Makarpura Palace is a royal palace of Gaekwads of the Baroda State, in present-day Vadodara, Gujarat, India. It was built by Maharaja Khende Rao in 1870, in the Italian style. It was used as summer residence and hunting resort by the Royal Family. The palace is now used as a training school called No.17 Tetra School by the Indian Air Force.

==History==

In 1866, a Maharaja of Baroda, Khande Rao, built an entire new palace finished in 1870. It is said that Malhar Rao Gaekwad, brother of Khanderao II Gaekwad, who ruled Baroda from 1856 to 1870, destroyed a portion of this palace. It was extended and renovated by Maharaja Sayajirao Gaekwad III, between 1883-1890 and designed by Robert Fellowes Chisholm (1840-1915) in the same Italian Renaissance style. The palace was used as a training school by the Indian Air Force for many years.

==Location==

Khanderao II Gaekwad spent a lot of time at Dhaniavi which is near Makarpura; it was then called Shikarkhana. Due to its proximity to deer reserves, the palace site was selected at Makarpura.

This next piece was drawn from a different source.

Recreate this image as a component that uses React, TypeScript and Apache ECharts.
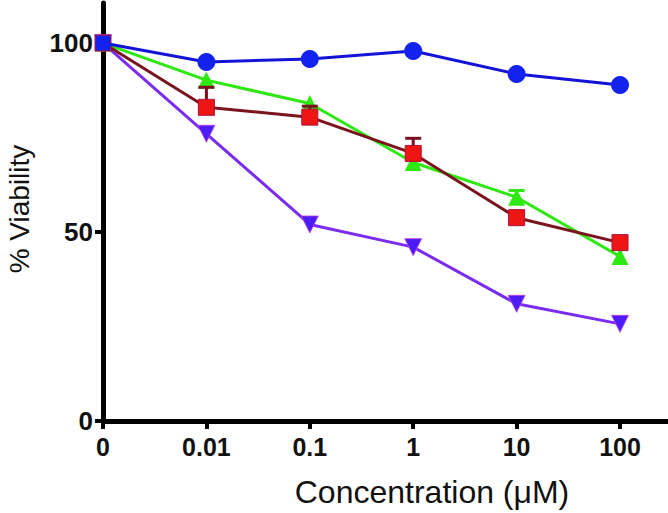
import React, { useEffect, useRef } from "react";
import * as echarts from "echarts";

const categories = ["0", "0.01", "0.1", "1", "10", "100"];
const blueValues = [100, 95, 95.8, 97.9, 91.8, 88.9];
const greenValues = [100, 90.2, 84, 68.4, 59.2, 43.5];
const redValues = [100, 83, 80.4, 70.8, 53.8, 47.2];
const purpleValues = [100, 76, 52, 46, 31, 25.7];
const redErrUpper = [null, 88.3, 83.3, 74.8, null, null];
const greenErrUpper = [null, null, null, null, 61, null];
const yTicks = [0, 50, 100];

const FONT = "'Liberation Sans', Arial, Helvetica, sans-serif";

function toPairs(vals: number[]) {
  return vals.map((v, i) => [i, v]);
}
function errPairs(means: number[], ups: (number | null)[]) {
  const out: number[][] = [];
  ups.forEach((u, i) => {
    if (u != null) out.push([i, means[i], u]);
  });
  return out;
}

function errSeries(data: number[][], color: string, z: number) {
  return {
    type: "custom",
    z,
    silent: true,
    data,
    renderItem: (params: any, api: any) => {
      const x = api.value(0);
      const m = api.coord([x, api.value(1)]);
      const h = api.coord([x, api.value(2)]);
      return {
        type: "group",
        children: [
          {
            type: "line",
            shape: { x1: m[0], y1: m[1], x2: h[0], y2: h[1] },
            style: { stroke: color, lineWidth: 3 },
          },
          {
            type: "line",
            shape: { x1: h[0] - 8, y1: h[1], x2: h[0] + 8, y2: h[1] },
            style: { stroke: color, lineWidth: 3 },
          },
        ],
      };
    },
  };
}

export default function App() {
  const ref = useRef<HTMLDivElement>(null);
  useEffect(() => {
    if (!ref.current) return;
    const chart = echarts.init(ref.current, undefined, { renderer: "svg" });
    const blueData: any[] = toPairs(blueValues).map((p, i) =>
      i === 0 ? { value: p, symbol: "rect", symbolSize: 15 } : p
    );
    chart.setOption({
      animation: false,
      backgroundColor: "#ffffff",
      grid: { left: 103, right: 0, top: 3, bottom: 92, containLabel: false },
      xAxis: {
        type: "value",
        min: 0,
        max: 5.464,
        interval: 1,
        splitLine: { show: false },
        axisLine: { show: true, onZero: false, lineStyle: { color: "#000", width: 5 } },
        axisTick: { show: true, length: 8, lineStyle: { color: "#000", width: 4 } },
        axisLabel: {
          margin: 13,
          fontFamily: FONT,
          fontWeight: "bold",
          fontSize: 25,
          color: "#111",
          showMaxLabel: false,
          formatter: (v: number) =>
            Math.abs(v - Math.round(v)) < 1e-6 && categories[Math.round(v)] !== undefined
              ? categories[Math.round(v)]
              : "",
        },
      },
      yAxis: {
        type: "value",
        min: 0,
        max: 110.6,
        interval: 50,
        splitLine: { show: false },
        axisLine: { show: true, lineStyle: { color: "#000", width: 5 } },
        axisTick: { show: true, length: 8, lineStyle: { color: "#000", width: 4 } },
        axisLabel: {
          margin: 10,
          fontFamily: FONT,
          fontWeight: "bold",
          fontSize: 26,
          color: "#111",
          showMaxLabel: false,
          formatter: (v: number) => (yTicks.indexOf(v) >= 0 ? String(v) : ""),
        },
      },
      graphic: [
        {
          type: "text",
          x: 432,
          y: 492,
          style: {
            text: "Concentration (μM)",
            fontFamily: FONT,
            fontSize: 32,
            fill: "#111",
            align: "center",
            verticalAlign: "middle",
          },
        },
        {
          type: "text",
          x: 19,
          y: 209,
          rotation: Math.PI / 2,
          style: {
            text: "% Viability",
            fontFamily: FONT,
            fontSize: 28,
            fill: "#111",
            align: "center",
            verticalAlign: "middle",
          },
        },
      ],
      series: [
        {
          type: "line",
          z: 2,
          data: toPairs(purpleValues),
          symbol: "triangle",
          symbolRotate: 180,
          symbolSize: 17,
          lineStyle: { color: "#7a2cf0", width: 3 },
          itemStyle: { color: "#4b1cf5", borderColor: "#c040e0", borderWidth: 0.8 },
        },
        errSeries(errPairs(greenValues, greenErrUpper), "#2ee812", 3),
        {
          type: "line",
          z: 4,
          data: toPairs(greenValues),
          symbol: "triangle",
          symbolSize: 17,
          lineStyle: { color: "#2ee812", width: 3 },
          itemStyle: { color: "#2ee812" },
        },
        errSeries(errPairs(redValues, redErrUpper), "#7a1020", 5),
        {
          type: "line",
          z: 6,
          data: toPairs(redValues),
          symbol: "rect",
          symbolSize: 16,
          lineStyle: { color: "#7a1520", width: 3 },
          itemStyle: { color: "#ee1515", borderColor: "#b0103a", borderWidth: 1 },
        },
        {
          type: "line",
          z: 8,
          data: blueData,
          symbol: "circle",
          symbolSize: 18,
          lineStyle: { color: "#1414d8", width: 3 },
          itemStyle: { color: "#1422f0" },
        },
      ],
    });
    return () => chart.dispose();
  }, []);
  return (
    <div
      ref={ref}
      style={{ position: "fixed", left: 0, top: 0, width: 668, height: 513, background: "#fff" }}
    />
  );
}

==Structure and Landscape==

The palace is a three-storey structure which is divided into two parts. One part was built by Khanderao II Gaekwad whereas the other part was built by Maharaja Sayajirao Gaekwad III. Both parts look the same and reflect Italian renaissance architecture. Both these parts are connected by corridors at the ground and first floor levels. There is also a single-storey porte-cochere with Italian-style multifoil fountains.

It has more than one hundred ornate brick rooms, along with frame-arch balconies and wooden staircases. The size of the arch gets smaller as it goes up.

The rear portion of the palace consists of series of terraces which are connected by staircases and are shaded by chhajjas.

The palace has a Japanese-style garden which is spread across 130 acres. It is designed by William Goldring, the architect of the royal botanical gardens. The garden was named Kew and featured a swimming pool and a lake with swans. There were ivory fountains which were activated to welcome the king when he visited the palace.

The interior of the palace, which once featured painted ceilings, grand wooden staircases, stucco panels, chandeliers, and wooden furniture, is currently in a very dilapidated condition.

== In popular culture ==
The 1924 silent film Prithvi Vallabh was shot around the palace.